I am not going into any kind of tirade on this but from my youth [in the south] to my middle years [sometimes in the south] to my old age [in the south], this subject has always been one of those constants of Nature; Louisana + politicians = corruption. Never any middle ground, always the same, day in and day out, year in and year out; they are bought and sold like a not-so-cheap Commodity such as corn, sugar, soybeans, bananas, etc, and it is always only too easy to find one waiting somewhere with his hand out. Speaking of their ethics and honesty is about on the same level as speaking of a woman who is a little bit pregnant; somehow you know the very statement itself is rediculous as a use of words. In no way does this speak to the honesty and ethical conduct of any other politician, it is just that in Louisana it is so open and notorious that one wonders how it even made the front pages in Washington DC.

I imagine if you want to make sure to ensnare and entrap a Democratic politician, you go to two places: Chicago and New Orleans. But I suppose there are always short interims where a short-lived backlash temporarily breaks the Machine, and at this precise moment I’d hope someone else can slide into place: the ravaged city of New Orleans does not William Jefferson representing them at this time. The Congressional Black Caucus’s defense of him notwithstanding.

As per Dennis Hastert’s cries of foul, he douth protesteth too much.
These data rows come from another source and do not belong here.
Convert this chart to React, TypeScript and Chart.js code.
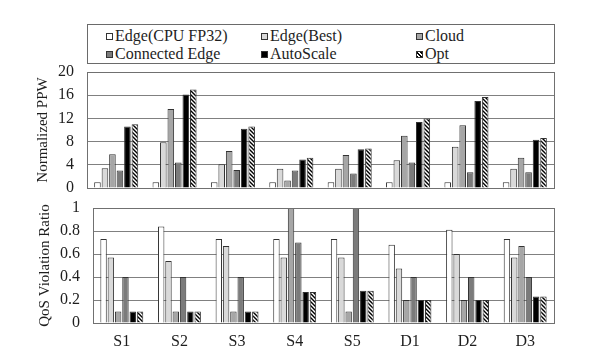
import React, { useEffect, useRef } from 'react';
import { Chart, registerables } from 'chart.js';

Chart.register(...registerables);

const categories = ['S1', 'S2', 'S3', 'S4', 'S5', 'D1', 'D2', 'D3'];
const seriesNames = ['Edge(CPU FP32)', 'Edge(Best)', 'Cloud', 'Connected Edge', 'AutoScale', 'Opt'];

const ppwEdgeCpu = [1, 1, 1, 1, 1, 1, 1, 1];
const ppwEdgeBest = [3.4, 7.9, 4.1, 3.3, 3.3, 4.8, 7.1, 3.3];
const ppwCloud = [5.8, 13.6, 6.4, 1.3, 5.7, 9.0, 10.8, 5.2];
const ppwConnected = [3.0, 4.4, 3.1, 3.0, 2.5, 4.4, 2.7, 2.7];
const ppwAutoScale = [10.6, 16.1, 10.2, 4.9, 6.7, 11.4, 15.0, 8.3];
const ppwOpt = [11.0, 17.0, 10.6, 5.2, 6.8, 12.0, 15.7, 8.6];

const qosEdgeCpu = [0.73, 0.84, 0.73, 0.73, 0.73, 0.68, 0.81, 0.73];
const qosEdgeBest = [0.57, 0.54, 0.67, 0.57, 0.57, 0.475, 0.6, 0.57];
const qosCloud = [0.1, 0.1, 0.1, 1.0, 0.1, 0.2, 0.2, 0.67];
const qosConnected = [0.4, 0.4, 0.4, 0.7, 1.0, 0.4, 0.4, 0.4];
const qosAutoScale = [0.1, 0.1, 0.1, 0.27, 0.28, 0.2, 0.2, 0.23];
const qosOpt = [0.1, 0.1, 0.1, 0.27, 0.28, 0.2, 0.2, 0.23];

const ppwAxis = { min: 0, max: 20, step: 4, title: 'Normalized PPW' };
const qosAxis = { min: 0, max: 1, step: 0.2, title: 'QoS Violation Ratio' };

const ppwSeries = [ppwEdgeCpu, ppwEdgeBest, ppwCloud, ppwConnected, ppwAutoScale, ppwOpt];
const qosSeries = [qosEdgeCpu, qosEdgeBest, qosCloud, qosConnected, qosAutoScale, qosOpt];

const FILLS = ['#ffffff', '#d9d9d9', '#a6a6a6', '#7b7b7b', '#000000', 'HATCH'];
const FONT = '"Liberation Serif", "Times New Roman", serif';
const TEXT = '#1e1e1e';
const GRID = '#808080';

function makeHatch(): CanvasPattern | string {
  const c = document.createElement('canvas');
  const s = 4;
  c.width = s;
  c.height = s;
  const ctx = c.getContext('2d');
  if (!ctx) return '#888';
  ctx.fillStyle = '#ffffff';
  ctx.fillRect(0, 0, s, s);
  ctx.strokeStyle = '#000000';
  ctx.lineWidth = 1.4;
  ctx.beginPath();
  ctx.moveTo(0, 0);
  ctx.lineTo(s, s);
  ctx.moveTo(-1, s - 1);
  ctx.lineTo(1, s + 1);
  ctx.moveTo(s - 1, -1);
  ctx.lineTo(s + 1, 1);
  ctx.stroke();
  return ctx.createPattern(c, 'repeat') || '#888';
}

const boxPlugin = {
  id: 'plotBox',
  afterDraw(chart: any) {
    const { ctx, chartArea: a } = chart;
    ctx.save();
    ctx.strokeStyle = '#707070';
    ctx.lineWidth = 1;
    const l = Math.round(a.left) + 0.5;
    const t = Math.round(a.top) + 0.5;
    const r = Math.round(a.right) + 0.5;
    const b = Math.round(a.bottom) + 0.5;
    ctx.strokeRect(l, t, r - l, b - t);
    ctx.restore();
  },
};

type PanelProps = {
  series: number[][];
  axis: { min: number; max: number; step: number; title: string };
  top: number;
  height: number;
  padLeft: number;
  yWidth: number;
  padTop: number;
  xHeight: number;
  showX: boolean;
  catPct: number;
};

function Panel(p: PanelProps) {
  const ref = useRef<HTMLCanvasElement>(null);
  useEffect(() => {
    if (!ref.current) return;
    const hatch = makeHatch();
    const chart = new Chart(ref.current, {
      type: 'bar',
      data: {
        labels: categories,
        datasets: p.series.map((vals, i) => ({
          label: seriesNames[i],
          data: vals,
          backgroundColor: FILLS[i] === 'HATCH' ? hatch : FILLS[i],
          borderColor: '#333333',
          borderWidth: 1,
          barPercentage: 0.88,
          categoryPercentage: p.catPct,
        })),
      },
      options: {
        responsive: false,
        animation: false,
        layout: { padding: { left: p.padLeft, right: 46, top: p.padTop, bottom: 0 } },
        plugins: { legend: { display: false }, tooltip: { enabled: false } },
        scales: {
          x: {
            grid: { display: false, drawTicks: false },
            border: { display: false },
            ticks: {
              display: p.showX,
              padding: 9,
              color: TEXT,
              font: { family: FONT, size: 16 },
            },
            afterFit: (s: any) => {
              s.height = p.xHeight;
              s.paddingLeft = 0;
              s.paddingRight = 0;
            },
          },
          y: {
            min: p.axis.min,
            max: p.axis.max,
            grid: { color: GRID, lineWidth: 1, drawTicks: false },
            border: { display: false },
            ticks: {
              stepSize: p.axis.step,
              autoSkip: false,
              padding: 13,
              color: TEXT,
              font: { family: FONT, size: 16 },
              callback: (v: any) => String(Math.round(Number(v) * 10) / 10),
            },
            title: {
              display: true,
              text: p.axis.title,
              color: TEXT,
              font: { family: FONT, size: 15 },
              padding: { top: 4, bottom: 4 },
            },
            afterFit: (s: any) => {
              s.width = p.yWidth;
              s.paddingTop = 0;
              s.paddingBottom = 0;
            },
          },
        },
      },
      plugins: [boxPlugin],
    });
    return () => chart.destroy();
  }, []);
  return (
    <canvas
      ref={ref}
      width={600}
      height={p.height}
      style={{ position: 'absolute', left: 0, top: p.top, width: 600, height: p.height }}
    />
  );
}

const legendCols = [18, 173, 328];
const legendRows = [11, 29];

function Legend() {
  return (
    <div
      style={{
        position: 'absolute',
        left: 87,
        top: 24,
        width: 468,
        height: 40,
        boxSizing: 'border-box',
        border: '1px solid #6a6a6a',
      }}
    >
      {seriesNames.map((name, i) => {
        const col = i % 3;
        const row = Math.floor(i / 3);
        const fill = FILLS[i];
        const bg =
          fill === 'HATCH'
            ? 'repeating-linear-gradient(45deg, #000 0px, #000 1px, #fff 1px, #fff 2.8px)'
            : fill;
        return (
          <div
            key={name}
            style={{
              position: 'absolute',
              left: legendCols[col],
              top: legendRows[row] - 10,
              height: 20,
              display: 'flex',
              alignItems: 'center',
              whiteSpace: 'nowrap',
              fontFamily: FONT,
              fontSize: 16,
              color: TEXT,
            }}
          >
            <span
              style={{
                display: 'inline-block',
                width: 7,
                height: 7,
                boxSizing: 'border-box',
                border: '1px solid #333',
                background: bg,
                marginRight: 2,
              }}
            />
            <span>{name}</span>
          </div>
        );
      })}
    </div>
  );
}

export default function App() {
  return (
    <div
      style={{
        position: 'fixed',
        left: 0,
        top: 0,
        width: 600,
        height: 358,
        background: '#ffffff',
        overflow: 'hidden',
      }}
    >
      <Legend />
      <Panel
        series={ppwSeries}
        axis={ppwAxis}
        top={64}
        height={136}
        padLeft={30}
        yWidth={57}
        padTop={8}
        xHeight={12}
        showX={false}
        catPct={0.77}
      />
      <Panel
        series={qosSeries}
        axis={qosAxis}
        top={195}
        height={163}
        padLeft={32}
        yWidth={61}
        padTop={13}
        xHeight={35}
        showX={true}
        catPct={0.76}
      />
    </div>
  );
}
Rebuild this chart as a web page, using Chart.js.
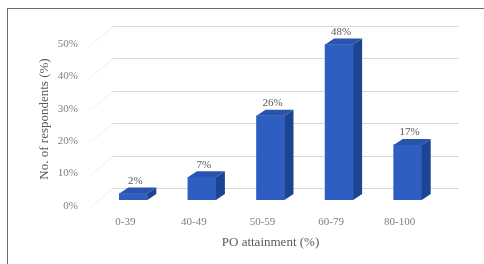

All of a sudden this weirdly cohesive Republican tightly wound Federal government cracks a bit. And to what? Dennis Hastert chooses this moment to make a stand against Executive Power? THIS? William Jefferson’s corruption? There was a commentator on CNN the other day who mused abot this: they’re keeping the phone records without a warrant ordinary citizens and you defend that — but with a warrant they go after a Congressman and then — then you cry foul?

Sure. ABC News says he’s implicated and under investigation. Hastert wants a retraction. We go from there.